# Lesson 8

Scaling the Outputs

• Let’s stretch and squash some graphs.

### 8.1: Notice and Wonder: Arch You Glad to See Me?

What do you notice? What do you wonder?

### 8.2: The Hulme Arch Bridge

The Hulme Arch Bridge in Manchester, England is shaped like a parabola. The ends of the arch are 52 meters apart, and it is 25 meters high.

1. Use the description to help you label the 3 coordinates on the graph.
2. Han wants to model the shape of the arch with the graph of a function, and he chooses $$H(x) = x(52-x)$$, where $$H(x)$$ is the height in meters above a point $$x$$ meters along the base of the arch from the left end.
1. For the $$x$$-coordinates of the three points, what are the corresponding points on the graph of $$H$$?
2. What aspects of the shape does Han’s function model well, and what parts does it not model well?
3. Compare the height of Han’s graph with the height of the Hulme Arch Bridge. How can you change the outputs of $$H$$ to make it fit better? What would the revised version of $$H(x)$$ be?

### 8.3: Feed the Dog

A certain brand of dog food gives the minimum daily amount of food a dog needs depending on its weight. We want to model the relationship between the amount of food and the dog’s weight with a function $$F$$, where $$F(w)$$ is the amount of food, in grams, needed by a dog weighing $$w$$ pounds.

weight (pounds) food (grams)
5 50
10 75
20 130
40 230
60 305
80 375
100 435
1. Use graphing technology to find a linear function, $$F(w) = mw + b$$, that fits the data.
2. What aspects of the data does your function model well and what aspects does it not model well?
3. The graph of $$f(w) = w^{\frac23}$$ has a general shape that fits the data. Use graphing technology to find a scale factor $$k$$ so that $$F(w) = kf(w)$$ fits the data.

1. How do the graphs of $$a(w) = 42w^{\frac{1}{2}}$$, $$b(w) = 20w^{\frac{2}{3}}$$, and $$c(w) = 14w^{\frac{3}{4}}$$ compare?
2. Which one do you think can be used to produce the best model of the amount of food needed?
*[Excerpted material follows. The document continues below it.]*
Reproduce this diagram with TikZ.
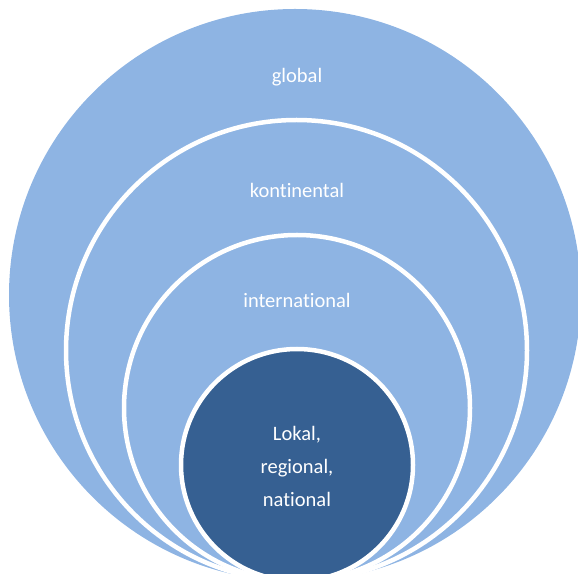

Explain your reasoning.

### Summary

Sometimes when we want to model data, we can look at the context and the shape of the data to help us figure out what type of function to use. Once we have the same general shape, we can translate a function up, down, left, or right or reflect a function to make it fit the data better. But sometimes these types of transformations are not enough.

For example, the towers of the Golden Gate bridge in San Francisco are 1280 meters apart, and the tops of the towers are 152 meters above the roadway. If we place the $$x$$-axis at the top of the towers, we can model the parabolic shape representing the suspension cable between them using a quadratic function with zeros at 0 and 1280, given by $$f(x) = x(x-1280)$$. Unfortunately, the model should have a value of -152 at $$x=640$$, which is halfway between the towers, and instead we have

$$\displaystyle f(640) = 640(640-1280) = \text-640^2 = \text-409,\!600.$$

No number of translations or reflections of the current model will make a graph that matches the shape of the suspension cables and also keeps the zeros at 0 and 1280. So instead of adding to or subtracting from the output, we're going to multiply the output by a scale factor, $$k$$. Using multiplication means we keep the zeros where they are while scaling all the other output values. To make -409,600 be -152, we are going to have to squash the graph using a very small scale factor. If we choose a scale factor $$k = \frac{152}{409,600} = 0.000371$$, then the graph of $$y = kf(x) = 0.000371x(x-1280)$$ has the same shape as the bridge.